もし以下のような症状が出た場合は、すぐに医師の診察を受けてください。
・血のようだったり、コーヒー残渣のような嘔吐物を吐いた場合
・タール状の黒い便、またはえび茶色の便が出る場合
・胸に燃えるような感じ、締め付け感、圧迫感、ズキズキ感がある場合。時には胸焼けの人は心臓発作と考えることもあります。

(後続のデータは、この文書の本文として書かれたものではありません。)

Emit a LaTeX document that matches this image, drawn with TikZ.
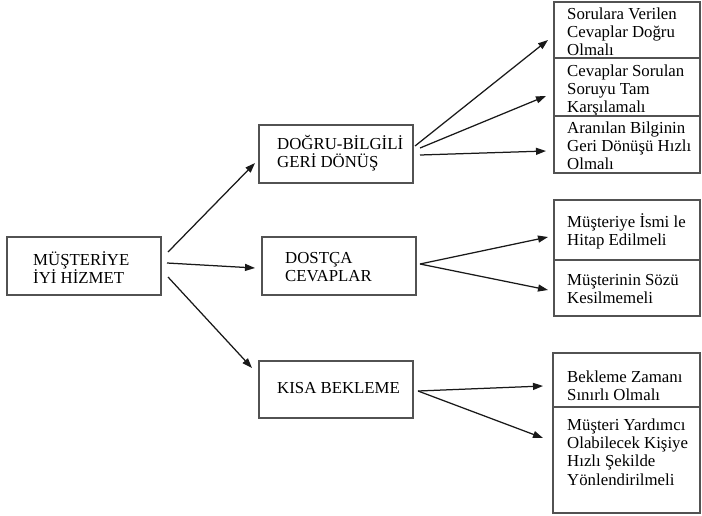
\documentclass[tikz,border=0pt]{standalone}
\usepackage{fontspec}
\setmainfont{Liberation Serif}
\usetikzlibrary{arrows.meta}
% stack of lines with a fixed baseline distance; the node's baseline is that of the first line
\newcommand{\textlines}[1]{\vtop{\baselineskip=18.4pt\lineskiplimit=-50pt\relax #1}}
\begin{document}
\begin{tikzpicture}[x=1pt,y=-1pt,
  box/.style={draw=black!68,line width=1.3pt,inner sep=0pt,outer sep=0pt},
  txt/.style={anchor=base west,inner sep=0pt,font=\fontsize{16.8}{18.4}\selectfont,text=black},
  arr/.style={line width=1.25pt,draw=black!90,-{Triangle[length=10pt,width=7pt]}}]
\useasboundingbox (0,0) rectangle (702,515);

% root box
\node[box,minimum width=154pt,minimum height=58pt] (m) at (84,266) {};
\node[txt] (mt) at (33,265) {\textlines{\hbox{MÜŞTERİYE}\hbox{İYİ HİZMET}}};

% middle column
\node[box,minimum width=154pt,minimum height=58pt] (b1) at (336,154) {};
\node[txt] (b1t) at (277,149) {\textlines{\hbox{DOĞRU-BİLGİLİ}\hbox{GERİ DÖNÜŞ}}};
\node[box,minimum width=154pt,minimum height=58pt] (b2) at (339,266) {};
\node[txt] (b2t) at (285,263) {\textlines{\hbox{DOSTÇA}\hbox{CEVAPLAR}}};
\node[box,minimum width=154pt,minimum height=57pt] (b3) at (336,389.5) {};
\node[txt] (b3t) at (277,393) {KISA BEKLEME};

% right column
\node[box,minimum width=146pt,minimum height=56pt] (r1) at (627,30) {};
\node[txt] (r1t) at (567,19) {\textlines{\hbox{Sorulara Verilen}\hbox{Cevaplar Doğru}\hbox{Olmalı}}};
\node[box,minimum width=146pt,minimum height=58pt] (r2) at (627,87) {};
\node[txt] (r2t) at (567,76) {\textlines{\hbox{Cevaplar Sorulan}\hbox{Soruyu Tam}\hbox{Karşılamalı}}};
\node[box,minimum width=146pt,minimum height=57pt] (r3) at (627,144.5) {};
\node[txt] (r3t) at (567,133) {\textlines{\hbox{Aranılan Bilginin}\hbox{Geri Dönüşü Hızlı}\hbox{Olmalı}}};

\node[box,minimum width=146pt,minimum height=60pt] (r4) at (627,230) {};
\node[txt] (r4t) at (567,227) {\textlines{\hbox{Müşteriye İsmi le}\hbox{Hitap Edilmeli}}};
\node[box,minimum width=146pt,minimum height=56pt] (r5) at (627,288) {};
\node[txt] (r5t) at (567,285) {\textlines{\hbox{Müşterinin Sözü}\hbox{Kesilmemeli}}};

\node[box,minimum width=147pt,minimum height=54pt] (r6) at (626.5,380) {};
\node[txt] (r6t) at (567,382) {\textlines{\hbox{Bekleme Zamanı}\hbox{Sınırlı Olmalı}}};
\node[box,minimum width=147pt,minimum height=106pt] (r7) at (626.5,460) {};
\node[txt] (r7t) at (567,430) {\textlines{\hbox{Müşteri Yardımcı}\hbox{Olabilecek Kişiye}\hbox{Hızlı Şekilde}\hbox{Yönlendirilmeli}}};

% connectors
\draw[arr] ([shift={(7,-14)}]m.east) -- ([shift={(-4,9)}]b1.west);
\draw[arr] ([shift={(6,-3)}]m.east) -- ([shift={(-7,2)}]b2.west);
\draw[arr] ([shift={(7,11)}]m.east) -- ([shift={(-7,-21.5)}]b3.west);

\draw[arr] ([shift={(2,-8)}]b1.east) -- ([shift={(-6,10)}]r1.west);
\draw[arr] ([shift={(7,-6)}]b1.east) -- ([shift={(-8,9)}]r2.west);
\draw[arr] ([shift={(7,1)}]b1.east) -- ([shift={(-8,6.5)}]r3.west);

\draw[arr] ([shift={(4,-2)}]b2.east) -- ([shift={(-6,7)}]r4.west);
\draw[arr] ([shift={(4,-2)}]b2.east) -- ([shift={(-6,2)}]r5.west);

\draw[arr] ([shift={(5,1.5)}]b3.east) -- ([shift={(-10,6)}]r6.west);
\draw[arr] ([shift={(5,1.5)}]b3.east) -- ([shift={(-10,-22)}]r7.west);
\end{tikzpicture}
\end{document}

もし、次のようなことがおきたら、医師の診察を受けましょう。
・胸焼けが頻繁にあり、在宅ケアをして数週間後も改善しない場合
・痩せるつもりがないのに体重が減る場合
・飲み込むことが困難な場合(食べ物が食道で詰まるような感じがする)
・咳や喘鳴が治らない場合
・制酸薬、H2受容体遮断薬、その他の治療により症状が悪化した場合

自分の服用している薬剤が胸焼けの原因ではないかと思った場合でも、勝手に薬を変更したり服用を止めたりしないようにしましょう。

医師の診察を受けるとどうなるのか

多くの場合、胸焼けは症状から簡単に診断することができます。時々、消化不良と呼ばれる別の胃の病気と胸焼けとどちらかわからないとされることがあります。診断がはっきりしないようであれば、精密検査のために胃腸科専門医という医師の診察を勧められることがあります。

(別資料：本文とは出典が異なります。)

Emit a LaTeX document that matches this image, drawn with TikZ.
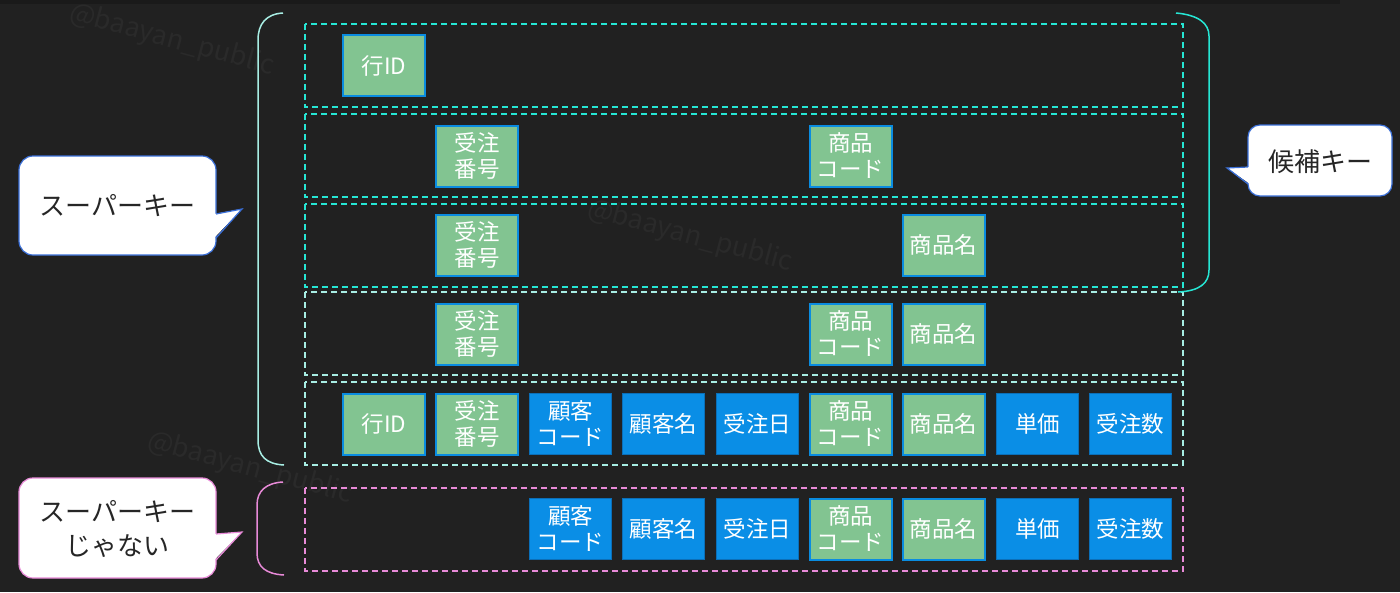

まず、医師は胸焼けについての問診と診察を行います。次のようなことを聞かれます。

・いつ症状が始まったか
・胸焼けはどのぐらいの時間続くのか
・胸焼けが起きたのは初めてか
・どのような食事を摂っているのか?胸焼けを感じる前に、香辛料の効いた料理や脂肪の多い食事をしていたか?
・コーヒーを多く飲んでいるか。またはカフェインを含む飲み物やアルコールを多く飲んでいるか。喫煙しているか。
・胸部や腹部にきつめの服を着ているか。
・胸、顎、腕、その他の場所にも痛みがあるか。
・どのような薬剤を服用しているか。
・血のようなものや黒い色の嘔吐物を吐いているか。
・便に血が混じっていないか。
・黒くタール状の便が出ているか。
・胸焼けに伴う他の症状はありますか。

次のような検査が必要かもしれません。

・下部食道括約筋の圧迫を測定するための食道運動
・食道と腸の内部をみるための食道胃十二指腸内視鏡検査(胃カメラ)
・上部消化管造影等の検査

在宅ケアでも症状がよくならない場合、市販薬よりも強い制酸薬を服用する必要があります。出血の兆候がある場合は、検査と治療が必要となる場合があります。